WHAT THIS TASK INVOLVES: Set down, exactly as written, the lines from the top of the data to the line that holds "const C_ENDS = [null, null, null, 17.2];", and omit the pictures.

SUPPLIED INFORMATION:
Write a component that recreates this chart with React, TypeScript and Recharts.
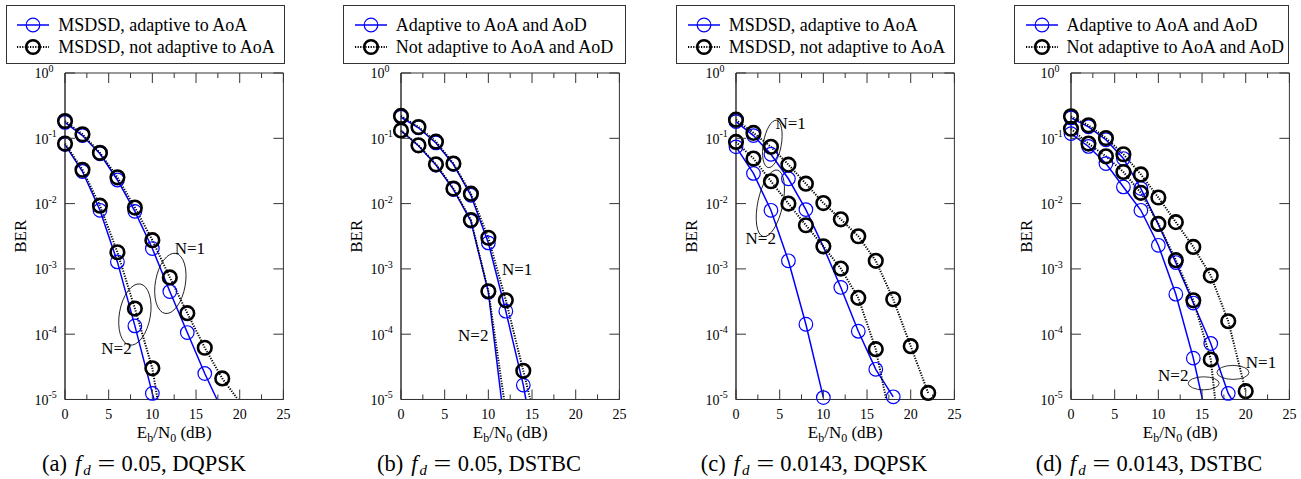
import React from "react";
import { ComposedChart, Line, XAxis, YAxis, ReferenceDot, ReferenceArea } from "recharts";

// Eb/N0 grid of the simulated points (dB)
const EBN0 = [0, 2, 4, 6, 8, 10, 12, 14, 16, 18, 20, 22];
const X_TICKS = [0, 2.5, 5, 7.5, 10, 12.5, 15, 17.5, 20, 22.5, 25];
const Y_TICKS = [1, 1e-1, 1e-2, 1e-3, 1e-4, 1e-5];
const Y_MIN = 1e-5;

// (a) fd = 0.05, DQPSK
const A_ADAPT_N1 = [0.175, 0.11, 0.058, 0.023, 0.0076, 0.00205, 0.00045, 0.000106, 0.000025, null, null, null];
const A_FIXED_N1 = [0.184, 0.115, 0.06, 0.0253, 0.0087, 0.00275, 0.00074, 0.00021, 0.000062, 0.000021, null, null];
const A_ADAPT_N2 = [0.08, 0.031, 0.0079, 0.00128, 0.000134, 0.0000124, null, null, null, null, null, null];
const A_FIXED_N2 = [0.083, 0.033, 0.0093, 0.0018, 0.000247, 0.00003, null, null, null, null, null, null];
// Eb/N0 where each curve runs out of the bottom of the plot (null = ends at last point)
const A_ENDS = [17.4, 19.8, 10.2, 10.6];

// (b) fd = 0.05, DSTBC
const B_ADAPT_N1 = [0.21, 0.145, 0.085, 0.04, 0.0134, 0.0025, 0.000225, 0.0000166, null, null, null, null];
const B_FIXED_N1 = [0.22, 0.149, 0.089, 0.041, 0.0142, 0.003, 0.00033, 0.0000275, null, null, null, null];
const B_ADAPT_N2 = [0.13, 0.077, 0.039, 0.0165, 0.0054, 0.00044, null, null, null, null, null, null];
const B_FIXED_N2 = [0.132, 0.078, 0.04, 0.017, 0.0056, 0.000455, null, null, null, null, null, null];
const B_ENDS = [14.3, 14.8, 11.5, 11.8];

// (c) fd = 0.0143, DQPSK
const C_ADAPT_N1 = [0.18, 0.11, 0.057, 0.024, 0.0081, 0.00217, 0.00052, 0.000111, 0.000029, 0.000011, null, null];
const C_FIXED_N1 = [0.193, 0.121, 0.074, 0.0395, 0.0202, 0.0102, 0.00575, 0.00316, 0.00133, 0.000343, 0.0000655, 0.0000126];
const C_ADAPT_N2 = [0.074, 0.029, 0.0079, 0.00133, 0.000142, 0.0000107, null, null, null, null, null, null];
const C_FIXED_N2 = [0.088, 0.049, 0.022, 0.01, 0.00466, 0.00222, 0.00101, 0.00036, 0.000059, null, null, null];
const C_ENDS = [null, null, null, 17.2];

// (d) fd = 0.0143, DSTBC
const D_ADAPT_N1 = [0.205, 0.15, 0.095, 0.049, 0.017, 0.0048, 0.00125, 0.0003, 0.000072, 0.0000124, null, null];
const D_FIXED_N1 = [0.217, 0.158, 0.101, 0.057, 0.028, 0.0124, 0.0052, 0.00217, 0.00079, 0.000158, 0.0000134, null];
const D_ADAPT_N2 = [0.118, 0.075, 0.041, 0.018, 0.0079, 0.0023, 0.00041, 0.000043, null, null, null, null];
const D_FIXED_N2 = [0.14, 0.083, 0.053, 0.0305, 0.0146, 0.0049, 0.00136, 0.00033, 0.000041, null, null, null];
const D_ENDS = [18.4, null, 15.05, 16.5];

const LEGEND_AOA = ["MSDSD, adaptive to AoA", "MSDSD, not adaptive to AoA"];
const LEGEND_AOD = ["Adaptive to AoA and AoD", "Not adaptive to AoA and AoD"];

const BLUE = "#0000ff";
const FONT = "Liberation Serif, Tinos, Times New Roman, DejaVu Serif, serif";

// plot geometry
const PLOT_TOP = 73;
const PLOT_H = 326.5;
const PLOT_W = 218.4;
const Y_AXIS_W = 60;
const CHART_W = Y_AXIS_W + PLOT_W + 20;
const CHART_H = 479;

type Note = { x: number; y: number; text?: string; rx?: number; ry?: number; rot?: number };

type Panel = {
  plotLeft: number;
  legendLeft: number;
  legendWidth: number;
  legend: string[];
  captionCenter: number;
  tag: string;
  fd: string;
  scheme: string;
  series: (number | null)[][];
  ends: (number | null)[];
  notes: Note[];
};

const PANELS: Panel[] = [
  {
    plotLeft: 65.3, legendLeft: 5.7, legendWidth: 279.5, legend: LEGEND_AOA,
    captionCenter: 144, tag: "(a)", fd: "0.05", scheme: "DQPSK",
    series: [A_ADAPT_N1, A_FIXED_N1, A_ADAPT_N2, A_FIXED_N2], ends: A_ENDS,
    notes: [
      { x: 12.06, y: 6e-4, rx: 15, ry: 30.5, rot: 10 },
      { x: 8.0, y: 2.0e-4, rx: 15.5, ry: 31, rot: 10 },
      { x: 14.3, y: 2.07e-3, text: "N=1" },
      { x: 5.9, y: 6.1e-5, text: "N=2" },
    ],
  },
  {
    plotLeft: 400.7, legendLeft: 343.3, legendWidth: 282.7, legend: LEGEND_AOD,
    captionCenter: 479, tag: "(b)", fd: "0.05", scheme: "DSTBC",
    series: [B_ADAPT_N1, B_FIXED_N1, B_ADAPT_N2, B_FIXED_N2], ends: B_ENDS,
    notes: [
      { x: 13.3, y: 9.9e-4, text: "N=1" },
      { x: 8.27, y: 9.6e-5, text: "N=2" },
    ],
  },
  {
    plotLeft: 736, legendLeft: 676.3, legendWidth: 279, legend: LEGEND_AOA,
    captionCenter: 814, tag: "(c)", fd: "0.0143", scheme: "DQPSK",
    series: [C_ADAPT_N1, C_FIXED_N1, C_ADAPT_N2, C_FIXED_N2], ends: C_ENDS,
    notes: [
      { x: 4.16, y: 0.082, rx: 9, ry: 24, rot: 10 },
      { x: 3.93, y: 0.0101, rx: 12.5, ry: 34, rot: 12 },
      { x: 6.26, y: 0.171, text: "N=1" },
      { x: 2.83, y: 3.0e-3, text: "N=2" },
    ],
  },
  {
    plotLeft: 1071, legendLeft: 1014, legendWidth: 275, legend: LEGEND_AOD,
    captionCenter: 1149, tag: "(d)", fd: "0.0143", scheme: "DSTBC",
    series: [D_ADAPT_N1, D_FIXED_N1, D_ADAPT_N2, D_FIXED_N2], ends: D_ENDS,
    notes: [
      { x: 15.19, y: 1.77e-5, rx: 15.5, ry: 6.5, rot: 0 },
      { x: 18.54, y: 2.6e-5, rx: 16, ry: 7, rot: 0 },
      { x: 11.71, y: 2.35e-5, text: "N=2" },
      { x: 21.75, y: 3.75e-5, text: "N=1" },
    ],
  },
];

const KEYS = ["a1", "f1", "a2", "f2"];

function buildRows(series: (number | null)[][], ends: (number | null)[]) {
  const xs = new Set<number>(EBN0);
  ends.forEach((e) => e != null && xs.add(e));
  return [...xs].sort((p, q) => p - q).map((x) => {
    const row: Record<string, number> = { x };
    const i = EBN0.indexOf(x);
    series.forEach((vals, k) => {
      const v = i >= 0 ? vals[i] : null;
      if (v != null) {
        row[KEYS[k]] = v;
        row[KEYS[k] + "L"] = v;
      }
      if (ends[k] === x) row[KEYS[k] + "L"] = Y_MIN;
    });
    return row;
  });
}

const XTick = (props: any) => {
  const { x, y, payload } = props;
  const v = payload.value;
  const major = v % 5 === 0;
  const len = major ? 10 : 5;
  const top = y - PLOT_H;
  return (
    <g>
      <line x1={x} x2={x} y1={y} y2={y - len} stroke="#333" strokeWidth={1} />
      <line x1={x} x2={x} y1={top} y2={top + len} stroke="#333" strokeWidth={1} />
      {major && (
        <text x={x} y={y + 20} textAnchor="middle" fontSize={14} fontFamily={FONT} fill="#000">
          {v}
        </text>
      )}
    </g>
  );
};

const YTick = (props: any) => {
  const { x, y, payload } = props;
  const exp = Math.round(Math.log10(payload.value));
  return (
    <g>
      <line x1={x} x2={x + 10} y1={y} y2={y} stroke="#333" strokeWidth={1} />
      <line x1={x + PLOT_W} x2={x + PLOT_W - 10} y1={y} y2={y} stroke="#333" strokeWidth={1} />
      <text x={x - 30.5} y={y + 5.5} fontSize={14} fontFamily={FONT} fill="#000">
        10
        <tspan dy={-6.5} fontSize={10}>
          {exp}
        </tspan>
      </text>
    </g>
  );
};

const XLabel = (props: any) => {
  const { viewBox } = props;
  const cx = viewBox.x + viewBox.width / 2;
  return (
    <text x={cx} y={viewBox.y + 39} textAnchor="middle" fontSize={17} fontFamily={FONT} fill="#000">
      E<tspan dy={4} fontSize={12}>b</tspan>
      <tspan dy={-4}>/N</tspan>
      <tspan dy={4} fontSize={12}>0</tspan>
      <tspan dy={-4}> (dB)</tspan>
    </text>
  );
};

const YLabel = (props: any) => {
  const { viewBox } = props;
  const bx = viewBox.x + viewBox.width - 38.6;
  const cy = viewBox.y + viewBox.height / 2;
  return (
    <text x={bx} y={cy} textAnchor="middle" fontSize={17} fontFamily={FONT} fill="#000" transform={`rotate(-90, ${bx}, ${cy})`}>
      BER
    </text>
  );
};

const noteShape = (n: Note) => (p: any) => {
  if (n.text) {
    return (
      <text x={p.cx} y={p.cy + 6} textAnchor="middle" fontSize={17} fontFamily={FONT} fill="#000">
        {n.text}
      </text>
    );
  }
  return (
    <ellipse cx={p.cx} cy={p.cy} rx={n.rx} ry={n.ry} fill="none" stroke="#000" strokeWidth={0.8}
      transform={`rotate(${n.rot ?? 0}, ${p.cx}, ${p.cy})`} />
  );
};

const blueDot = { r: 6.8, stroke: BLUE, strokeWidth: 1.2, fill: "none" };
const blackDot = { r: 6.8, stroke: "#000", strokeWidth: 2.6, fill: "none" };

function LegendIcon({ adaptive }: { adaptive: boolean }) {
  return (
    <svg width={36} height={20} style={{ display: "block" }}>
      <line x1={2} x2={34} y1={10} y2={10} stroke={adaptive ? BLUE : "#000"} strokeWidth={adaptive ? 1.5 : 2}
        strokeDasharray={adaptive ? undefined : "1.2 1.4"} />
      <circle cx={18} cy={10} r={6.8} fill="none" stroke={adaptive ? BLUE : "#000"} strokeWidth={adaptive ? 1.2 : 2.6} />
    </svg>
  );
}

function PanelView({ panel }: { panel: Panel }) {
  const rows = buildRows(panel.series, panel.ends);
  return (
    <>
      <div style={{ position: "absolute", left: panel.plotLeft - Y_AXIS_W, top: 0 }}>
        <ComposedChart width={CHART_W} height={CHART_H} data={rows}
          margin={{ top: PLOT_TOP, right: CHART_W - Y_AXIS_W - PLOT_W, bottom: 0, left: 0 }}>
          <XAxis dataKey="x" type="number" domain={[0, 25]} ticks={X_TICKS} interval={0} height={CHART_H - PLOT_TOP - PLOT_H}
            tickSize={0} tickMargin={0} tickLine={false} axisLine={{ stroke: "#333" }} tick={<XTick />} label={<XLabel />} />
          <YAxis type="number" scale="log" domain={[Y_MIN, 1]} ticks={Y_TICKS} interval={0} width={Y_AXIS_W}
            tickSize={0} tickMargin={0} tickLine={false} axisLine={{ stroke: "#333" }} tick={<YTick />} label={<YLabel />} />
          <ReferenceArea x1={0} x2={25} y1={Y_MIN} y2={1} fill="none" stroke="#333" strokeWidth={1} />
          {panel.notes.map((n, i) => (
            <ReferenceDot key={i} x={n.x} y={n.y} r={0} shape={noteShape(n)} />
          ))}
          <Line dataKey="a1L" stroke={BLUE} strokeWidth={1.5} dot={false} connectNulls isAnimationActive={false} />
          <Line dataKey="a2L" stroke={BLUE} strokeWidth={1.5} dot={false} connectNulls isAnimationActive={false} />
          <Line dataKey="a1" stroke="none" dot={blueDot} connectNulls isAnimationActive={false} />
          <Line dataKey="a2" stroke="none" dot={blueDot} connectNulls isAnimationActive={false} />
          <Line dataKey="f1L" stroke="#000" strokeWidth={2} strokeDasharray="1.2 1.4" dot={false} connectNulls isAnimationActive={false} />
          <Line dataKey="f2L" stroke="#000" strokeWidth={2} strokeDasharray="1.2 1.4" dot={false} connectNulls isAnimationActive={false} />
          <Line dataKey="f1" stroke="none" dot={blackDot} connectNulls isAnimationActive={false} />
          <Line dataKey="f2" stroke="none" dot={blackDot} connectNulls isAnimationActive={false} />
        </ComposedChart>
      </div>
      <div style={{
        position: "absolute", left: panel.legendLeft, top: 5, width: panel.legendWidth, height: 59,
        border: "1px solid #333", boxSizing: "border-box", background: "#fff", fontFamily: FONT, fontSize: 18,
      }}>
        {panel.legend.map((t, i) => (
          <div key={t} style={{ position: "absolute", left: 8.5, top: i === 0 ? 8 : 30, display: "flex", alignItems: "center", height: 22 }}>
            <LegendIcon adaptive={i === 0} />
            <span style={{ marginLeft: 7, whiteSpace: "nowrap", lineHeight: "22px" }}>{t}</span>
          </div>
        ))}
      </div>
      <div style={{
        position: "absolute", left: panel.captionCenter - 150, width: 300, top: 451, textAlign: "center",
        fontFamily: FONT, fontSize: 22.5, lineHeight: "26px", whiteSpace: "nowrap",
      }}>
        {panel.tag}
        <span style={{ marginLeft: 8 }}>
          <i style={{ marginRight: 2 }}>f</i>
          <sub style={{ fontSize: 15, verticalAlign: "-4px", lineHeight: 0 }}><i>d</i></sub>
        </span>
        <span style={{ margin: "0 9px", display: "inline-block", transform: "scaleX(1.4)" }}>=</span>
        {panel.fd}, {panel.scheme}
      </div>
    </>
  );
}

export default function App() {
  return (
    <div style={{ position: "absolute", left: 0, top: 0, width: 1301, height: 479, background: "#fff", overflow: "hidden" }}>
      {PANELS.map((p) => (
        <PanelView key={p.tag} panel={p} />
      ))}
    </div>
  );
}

RESPONSE BELOW:
Write a component that recreates this chart with React, TypeScript and Recharts.
import React from "react";
import { ComposedChart, Line, XAxis, YAxis, ReferenceDot, ReferenceArea } from "recharts";

// Eb/N0 grid of the simulated points (dB)
const EBN0 = [0, 2, 4, 6, 8, 10, 12, 14, 16, 18, 20, 22];
const X_TICKS = [0, 2.5, 5, 7.5, 10, 12.5, 15, 17.5, 20, 22.5, 25];
const Y_TICKS = [1, 1e-1, 1e-2, 1e-3, 1e-4, 1e-5];
const Y_MIN = 1e-5;

// (a) fd = 0.05, DQPSK
const A_ADAPT_N1 = [0.175, 0.11, 0.058, 0.023, 0.0076, 0.00205, 0.00045, 0.000106, 0.000025, null, null, null];
const A_FIXED_N1 = [0.184, 0.115, 0.06, 0.0253, 0.0087, 0.00275, 0.00074, 0.00021, 0.000062, 0.000021, null, null];
const A_ADAPT_N2 = [0.08, 0.031, 0.0079, 0.00128, 0.000134, 0.0000124, null, null, null, null, null, null];
const A_FIXED_N2 = [0.083, 0.033, 0.0093, 0.0018, 0.000247, 0.00003, null, null, null, null, null, null];
// Eb/N0 where each curve runs out of the bottom of the plot (null = ends at last point)
const A_ENDS = [17.4, 19.8, 10.2, 10.6];

// (b) fd = 0.05, DSTBC
const B_ADAPT_N1 = [0.21, 0.145, 0.085, 0.04, 0.0134, 0.0025, 0.000225, 0.0000166, null, null, null, null];
const B_FIXED_N1 = [0.22, 0.149, 0.089, 0.041, 0.0142, 0.003, 0.00033, 0.0000275, null, null, null, null];
const B_ADAPT_N2 = [0.13, 0.077, 0.039, 0.0165, 0.0054, 0.00044, null, null, null, null, null, null];
const B_FIXED_N2 = [0.132, 0.078, 0.04, 0.017, 0.0056, 0.000455, null, null, null, null, null, null];
const B_ENDS = [14.3, 14.8, 11.5, 11.8];

// (c) fd = 0.0143, DQPSK
const C_ADAPT_N1 = [0.18, 0.11, 0.057, 0.024, 0.0081, 0.00217, 0.00052, 0.000111, 0.000029, 0.000011, null, null];
const C_FIXED_N1 = [0.193, 0.121, 0.074, 0.0395, 0.0202, 0.0102, 0.00575, 0.00316, 0.00133, 0.000343, 0.0000655, 0.0000126];
const C_ADAPT_N2 = [0.074, 0.029, 0.0079, 0.00133, 0.000142, 0.0000107, null, null, null, null, null, null];
const C_FIXED_N2 = [0.088, 0.049, 0.022, 0.01, 0.00466, 0.00222, 0.00101, 0.00036, 0.000059, null, null, null];
const C_ENDS = [null, null, null, 17.2];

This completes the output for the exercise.